Nike customer support – I experienced a delight and frustration through communicating with them. Let me start with my delightful experience.
Delightful
Nike fully refunded me for a badly damaged soccer cleats as a result of a normal use.

When I reported my damaged soccer cleats, their customer support chat person kindly walked me through the return process. Then she sent me a UPS shipping label, so that I can put my cleats in a box and drop it to a nearby UPS store.

When Nike received my cleats, they examined the damage, and gave me a refund in form of a voucher, admitting that the damage was due to a product’s defect, or a design flaw.

This is great and I truly respect their attitude and professionalism in terms of taking pride in producing a quality product, and care for their customers.

This is a delightful experience as a customer. No questions.
Frustrating part
Now let’s move on to the frustrating part.
When I reported the damage of my soccer cleats, I had a new address because I moved since I purchased the cleats.
This caused a problem in their system because my old address was tied to my initial order that I placed when I was still in my old address.
For this reason, Nike initially sent me the refund voucher to my old address.

So I contacted Nike via a customer support chat again.

After a few back and forth conversation, she said that she had to escalate this to an Elite team. She also told me that I should be getting an email from the Elite team in a couple of days.

A few days later, I did receive an email from Nike saying that the voucher was successfully shipped to my new address.

At the end of the day, everything worked fine.
But to get there, it took a few days to finally get a confirmation that the problem was solved.

What went wrong? – building blocks
Let’s look at all the building blocks.
My original order record contained my old address.

Therefore, the return was triggered from this original order, which had my old address associated with. As a result, Nike’s system automatically pulled my old address and shipped a voucher to my old address.

But here are the things.
For this particular return, I already shipped my damaged cleats using UPS return label provided by Nike. The return label did have my new address with my name as a sender.
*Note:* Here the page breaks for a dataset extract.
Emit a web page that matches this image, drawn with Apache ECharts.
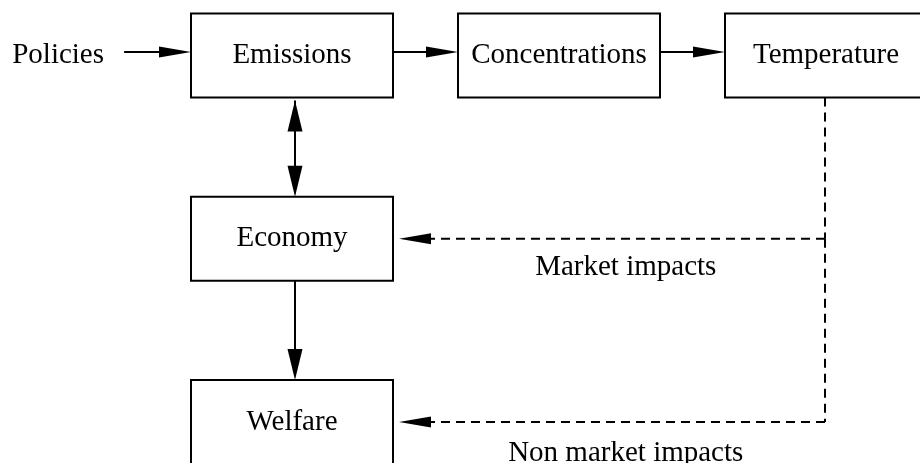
<!DOCTYPE html>
<html>
<head>
<meta charset="utf-8">
<script src="https://cdn.jsdelivr.net/npm/echarts@6/dist/echarts.min.js"></script>
<style>
  html, body { margin: 0; padding: 0; background: #fff; }
  #chart { width: 920px; height: 463px; }
</style>
</head>
<body>
<div id="chart"></div>
<script>
  // blocks and links of the diagram
  var boxNames = ['Emissions', 'Concentrations', 'Temperature', 'Economy', 'Welfare'];
  var sourceNames = ['Policies'];
  var flowLinks = [
    ['Policies', 'Emissions'],
    ['Emissions', 'Concentrations'],
    ['Concentrations', 'Temperature'],
    ['Emissions', 'Economy'],
    ['Economy', 'Welfare']
  ];
  var flowBothWays = [false, false, false, true, false];
  var impactLinks = [
    ['Temperature', 'Economy'],
    ['Temperature', 'Welfare']
  ];
  var impactNames = ['Market impacts', 'Non market impacts'];

  // layout: column / row slot of every block (x axis = column, y axis = row)
  var slot = {
    Policies: [-0.876, 0],
    Emissions: [0, 0],
    Concentrations: [1, 0],
    Temperature: [2, 0],
    Economy: [0, 1],
    Welfare: [0, 2]
  };
  var labelCol = 1.25;
  var labelDY = [29, 31];

  var BOX_W = 202, BOX_H = 84;
  var FONT = '29px "Liberation Serif", "Times New Roman", serif';
  var TEXT_DY = 0;
  var FLOW_DY = -3.5, FLOW_DX = 3;
  var SOURCE_HALF_W = 66;

  function halfW(name) {
    return sourceNames.indexOf(name) >= 0 ? SOURCE_HALF_W : BOX_W / 2;
  }

  function head(tx, ty, dir, len, half) {
    // dir: 'r' 'l' 'u' 'd' - direction the arrow points to
    var pts;
    if (dir === 'r') pts = [[tx, ty], [tx - len, ty - half], [tx - len, ty + half]];
    else if (dir === 'l') pts = [[tx, ty], [tx + len, ty - half], [tx + len, ty + half]];
    else if (dir === 'd') pts = [[tx, ty], [tx - half, ty - len], [tx + half, ty - len]];
    else pts = [[tx, ty], [tx - half, ty + len], [tx + half, ty + len]];
    return { type: 'polygon', shape: { points: pts }, style: { fill: '#000' } };
  }

  function line(x1, y1, x2, y2, dashed) {
    return {
      type: 'line',
      shape: { x1: x1, y1: y1, x2: x2, y2: y2 },
      style: { stroke: '#000', lineWidth: 2, lineDash: dashed ? [9, 6] : null }
    };
  }

  var chart = echarts.init(document.getElementById('chart'));

  var option = {
    animation: false,
    backgroundColor: '#fff',
    grid: { left: 292, right: 94, top: 55.5, bottom: 41 },
    xAxis: { type: 'value', min: 0, max: 2, show: false },
    yAxis: { type: 'value', min: 0, max: 2, inverse: true, show: false },
    series: [
      {
        // boxes
        type: 'custom',
        data: boxNames.map(function (n) { return slot[n]; }),
        renderItem: function (params, api) {
          var c = api.coord([api.value(0), api.value(1)]);
          return {
            type: 'group',
            children: [
              {
                type: 'rect',
                shape: { x: c[0] - BOX_W / 2, y: c[1] - BOX_H / 2, width: BOX_W, height: BOX_H },
                style: { fill: '#fff', stroke: '#000', lineWidth: 2 }
              },
              {
                type: 'text', x: c[0], y: c[1] + TEXT_DY,
                style: { text: boxNames[params.dataIndex], font: FONT, fill: '#000', align: 'center', verticalAlign: 'middle' }
              }
            ]
          };
        }
      },
      {
        // plain text inputs
        type: 'custom',
        data: sourceNames.map(function (n) { return slot[n]; }),
        renderItem: function (params, api) {
          var c = api.coord([api.value(0), api.value(1)]);
          return {
            type: 'text', x: c[0], y: c[1] + TEXT_DY,
            style: { text: sourceNames[params.dataIndex], font: FONT, fill: '#000', align: 'center', verticalAlign: 'middle' }
          };
        }
      },
      {
        // solid flows
        type: 'custom',
        data: flowLinks.map(function (l) { return slot[l[0]].concat(slot[l[1]]); }),
        renderItem: function (params, api) {
          var i = params.dataIndex;
          var a = api.coord([api.value(0), api.value(1)]);
          var b = api.coord([api.value(2), api.value(3)]);
          var kids = [];
          if (Math.abs(a[1] - b[1]) < 1) {
            var y = a[1] + FLOW_DY;
            var x1 = a[0] + halfW(flowLinks[i][0]);
            var x2 = b[0] - halfW(flowLinks[i][1]);
            kids.push(line(x1, y, x2 - 20, y));
            kids.push(head(x2, y, 'r', 32, 5.5));
          } else {
            var x = a[0] + FLOW_DX;
            var y1 = a[1] + BOX_H / 2;
            var y2 = b[1] - BOX_H / 2;
            if (flowBothWays[i]) {
              y1 += 3;
              kids.push(head(x, y1, 'u', 31, 7.5));
            }
            kids.push(line(x, y1, x, y2 - 10));
            kids.push(head(x, y2, 'd', 31, 7.5));
          }
          return { type: 'group', children: kids };
        }
      },
      {
        // dashed impact links
        type: 'custom',
        data: impactLinks.map(function (l) { return slot[l[0]].concat(slot[l[1]]); }),
        renderItem: function (params, api) {
          var i = params.dataIndex;
          var a = api.coord([api.value(0), api.value(1)]);
          var b = api.coord([api.value(2), api.value(3)]);
          var tx = a[0] - 1;
          var yStart = a[1] + BOX_H / 2;
          if (i > 0) yStart = api.coord(slot[impactLinks[i - 1][1]])[1];
          var tipX = b[0] + BOX_W / 2 + 6;
          var lc = api.coord([labelCol, api.value(3)]);
          return {
            type: 'group',
            children: [
              line(tx, yStart, tx, b[1], true),
              line(tx, b[1], tipX + 28, b[1], true),
              head(tipX, b[1], 'l', 32, 5.5),
              {
                type: 'text', x: lc[0], y: b[1] + labelDY[i],
                style: { text: impactNames[i], font: FONT, fill: '#000', align: 'center', verticalAlign: 'middle' }
              }
            ]
          };
        }
      }
    ]
  };

  chart.setOption(option);
</script>
</body>
</html>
In my online account profile section, I already updated my address to a new one several months ago.

As a result, Nike already had my correct new address in two places.
Technically, this means Nike already had all the information about my latest address. It was just the matter of pulling the right address for this return.

It does not make sense that their return process had my new address for creating a return label, but used my old address for shipping a voucher.
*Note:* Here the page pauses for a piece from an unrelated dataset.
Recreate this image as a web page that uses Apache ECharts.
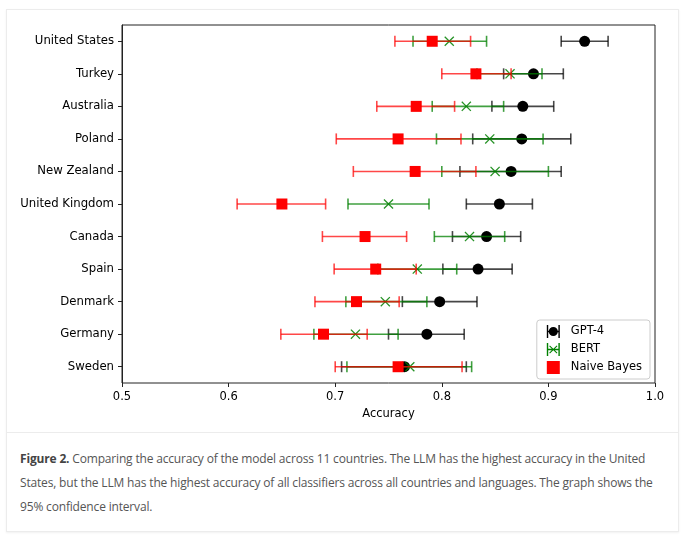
<!DOCTYPE html>
<html>
<head>
<meta charset="utf-8">
<script src="https://cdn.jsdelivr.net/npm/echarts@6/dist/echarts.min.js"></script>
<style>
  html, body { margin: 0; padding: 0; background: #fff; width: 682px; height: 538px; overflow: hidden; }
  .card { position: absolute; left: 6px; top: 9px; width: 671px; height: 521px; border: 1px solid #ececec; box-shadow: 0 1px 2px rgba(0,0,0,0.06); background: #fff; }
  #chart { position: absolute; left: 0; top: 0; width: 682px; height: 433px; }
  .sep { position: absolute; left: 7px; top: 432px; width: 671px; height: 1px; background: #ececec; }
  .caption { position: absolute; left: 20px; top: 447px; font-family: "Open Sans", sans-serif; font-size: 12px; letter-spacing: -0.17px; line-height: 24px; color: #555; white-space: nowrap; }
  .caption b { color: #444; }
</style>
</head>
<body>
<div class="card"></div>
<div class="sep"></div>
<div id="chart"></div>
<div class="caption"><b>Figure 2.</b> Comparing the accuracy of the model across 11 countries. The LLM has the highest accuracy in the United<br>States, but the LLM has the highest accuracy of all classifiers across all countries and languages. The graph shows the<br>95% confidence interval.</div>
<script>
// 国家 (从上到下)
const countries = ['United States', 'Turkey', 'Australia', 'Poland', 'New Zealand', 'United Kingdom',
    'Canada', 'Spain', 'Denmark', 'Germany', 'Sweden']

// GPT-4
const gpt4Acc  = [0.934, 0.886, 0.876, 0.875, 0.865, 0.854, 0.842, 0.834, 0.798, 0.786, 0.765]
const gpt4Low  = [0.912, 0.858, 0.847, 0.829, 0.817, 0.823, 0.810, 0.801, 0.763, 0.750, 0.706]
const gpt4High = [0.956, 0.914, 0.905, 0.921, 0.912, 0.885, 0.874, 0.866, 0.833, 0.821, 0.823]

// BERT
const bertAcc  = [0.807, 0.864, 0.823, 0.845, 0.850, 0.750, 0.826, 0.777, 0.747, 0.719, 0.770]
const bertLow  = [0.773, 0.833, 0.791, 0.795, 0.800, 0.712, 0.793, 0.740, 0.710, 0.680, 0.711]
const bertHigh = [0.842, 0.894, 0.858, 0.895, 0.900, 0.788, 0.859, 0.814, 0.786, 0.759, 0.828]

// Naive Bayes
const nbAcc  = [0.791, 0.832, 0.776, 0.759, 0.775, 0.650, 0.728, 0.738, 0.720, 0.689, 0.759]
const nbLow  = [0.756, 0.800, 0.739, 0.701, 0.717, 0.608, 0.688, 0.699, 0.681, 0.649, 0.700]
const nbHigh = [0.827, 0.865, 0.812, 0.818, 0.832, 0.691, 0.767, 0.776, 0.760, 0.730, 0.819]

// x 轴刻度
const xTicks = [0.5, 0.6, 0.7, 0.8, 0.9, 1.0]

const xMarker = 'path://M0,0.9L0.9,0L5,4.1L9.1,0L10,0.9L5.9,5L10,9.1L9.1,10L5,5.9L0.9,10L0,9.1L4.1,5Z'
const iconGpt = 'path://M0,0h1.3v12h-1.3z M10.7,0h1.3v12h-1.3z M1,5.4h10v1.2h-10z M6,1.8a4.2,4.2 0 1,1 -0.01,0z'
const iconBert = 'path://M0,0h1.3v12h-1.3z M10.7,0h1.3v12h-1.3z M1,5.4h10v1.2h-10z M2.2,2.9L2.9,2.2L6,5.3L9.1,2.2L9.8,2.9L6.7,6L9.8,9.1L9.1,9.8L6,6.7L2.9,9.8L2.2,9.1L5.3,6Z'

// 误差线
function errRender(color) {
    return function (params, api) {
        let lo = api.coord([api.value(1), api.value(0)])
        let hi = api.coord([api.value(2), api.value(0)])
        let h = 5.5
        let style = { stroke: color, lineWidth: 1.6 }
        return {
            type: 'group',
            children: [
                { type: 'line', shape: { x1: lo[0], y1: lo[1], x2: hi[0], y2: hi[1] }, style: style },
                { type: 'line', shape: { x1: lo[0], y1: lo[1] - h, x2: lo[0], y2: lo[1] + h }, style: style },
                { type: 'line', shape: { x1: hi[0], y1: hi[1] - h, x2: hi[0], y2: hi[1] + h }, style: style }
            ]
        }
    }
}

function errData(low, high) {
    return countries.map((c, i) => [i, low[i], high[i]])
}
function pointData(acc) {
    return countries.map((c, i) => [acc[i], c])
}

let myChart = echarts.init(document.getElementById('chart'))
let option = {
    animation: false,
    textStyle: { fontFamily: 'DejaVu Sans' },
    grid: { left: 122, right: 27, top: 25, bottom: 50, show: true, borderColor: '#222', borderWidth: 1, backgroundColor: 'transparent' },
    xAxis: {
        type: 'value',
        min: 0.5, max: 1.0, interval: 0.1,
        name: 'Accuracy', nameLocation: 'middle', nameGap: 25,
        nameTextStyle: { color: '#000', fontSize: 11.5, fontFamily: 'DejaVu Sans' },
        axisLine: { lineStyle: { color: '#222', width: 1 } },
        axisTick: { show: true, length: 4, lineStyle: { color: '#222' } },
        axisLabel: { color: '#000', fontSize: 11.5, margin: 8, formatter: v => xTicks.includes(+v.toFixed(1)) ? v.toFixed(1) : '' },
        splitLine: { show: false }
    },
    yAxis: {
        type: 'category',
        data: countries,
        inverse: true,
        axisLine: { lineStyle: { color: '#222', width: 1 } },
        axisTick: { show: true, alignWithLabel: true, length: 4, lineStyle: { color: '#222' } },
        axisLabel: { color: '#000', fontSize: 11.7, margin: 8 },
        splitLine: { show: false }
    },
    legend: {
        orient: 'vertical',
        right: 32, top: 320,
        itemWidth: 13, itemHeight: 13, itemGap: 5,
        padding: [5, 8, 5, 10],
        borderColor: '#ccc', borderWidth: 1, borderRadius: 3,
        backgroundColor: '#fff',
        textStyle: { color: '#000', fontSize: 11.5, fontFamily: 'DejaVu Sans', padding: [0, 0, 0, 6] },
        data: [
            { name: 'GPT-4', icon: iconGpt, itemStyle: { color: '#000' } },
            { name: 'BERT', icon: iconBert, itemStyle: { color: '#008000' } },
            { name: 'Naive Bayes', icon: 'rect', itemStyle: { color: '#ff0000' } }
        ]
    },
    series: [
        { name: 'GPT-4', type: 'custom', renderItem: errRender('rgba(0,0,0,0.72)'), encode: { x: [1, 2], y: 0 },
          data: errData(gpt4Low, gpt4High), itemStyle: { color: '#000' }, z: 2 },
        { name: 'GPT-4', type: 'scatter', symbol: 'circle', symbolSize: 11, data: pointData(gpt4Acc),
          itemStyle: { color: '#000', opacity: 1 }, z: 3 },
        { name: 'BERT', type: 'custom', renderItem: errRender('rgba(0,128,0,0.75)'), encode: { x: [1, 2], y: 0 },
          data: errData(bertLow, bertHigh), itemStyle: { color: '#008000' }, z: 4 },
        { name: 'BERT', type: 'scatter', symbol: xMarker, symbolSize: 10, data: pointData(bertAcc),
          itemStyle: { color: '#008000', opacity: 0.85 }, z: 5 },
        { name: 'Naive Bayes', type: 'custom', renderItem: errRender('rgba(255,0,0,0.72)'), encode: { x: [1, 2], y: 0 },
          data: errData(nbLow, nbHigh), itemStyle: { color: '#ff0000' }, z: 6 },
        { name: 'Naive Bayes', type: 'scatter', symbol: 'rect', symbolSize: 11, data: pointData(nbAcc),
          itemStyle: { color: '#ff0000', opacity: 1 }, z: 7 }
    ]
}
myChart.setOption(option)
</script>
</body>
</html>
Case study – system design flaw
It’s kind of frustrating as a customer. But it also makes an interesting case study of a system design, especially how to accommodate error cases.

And I can see that Nike staff tried their best to support me throughout the process which I respect.

But still, the fact that it did not work without an escalation suggests a system design flaw. Whenever such flaw surfaces, both customers and the company’s staff members suffer.

As UX designers, whenever we design a system, we want to be able to cover various error cases to prevent something like this to happen.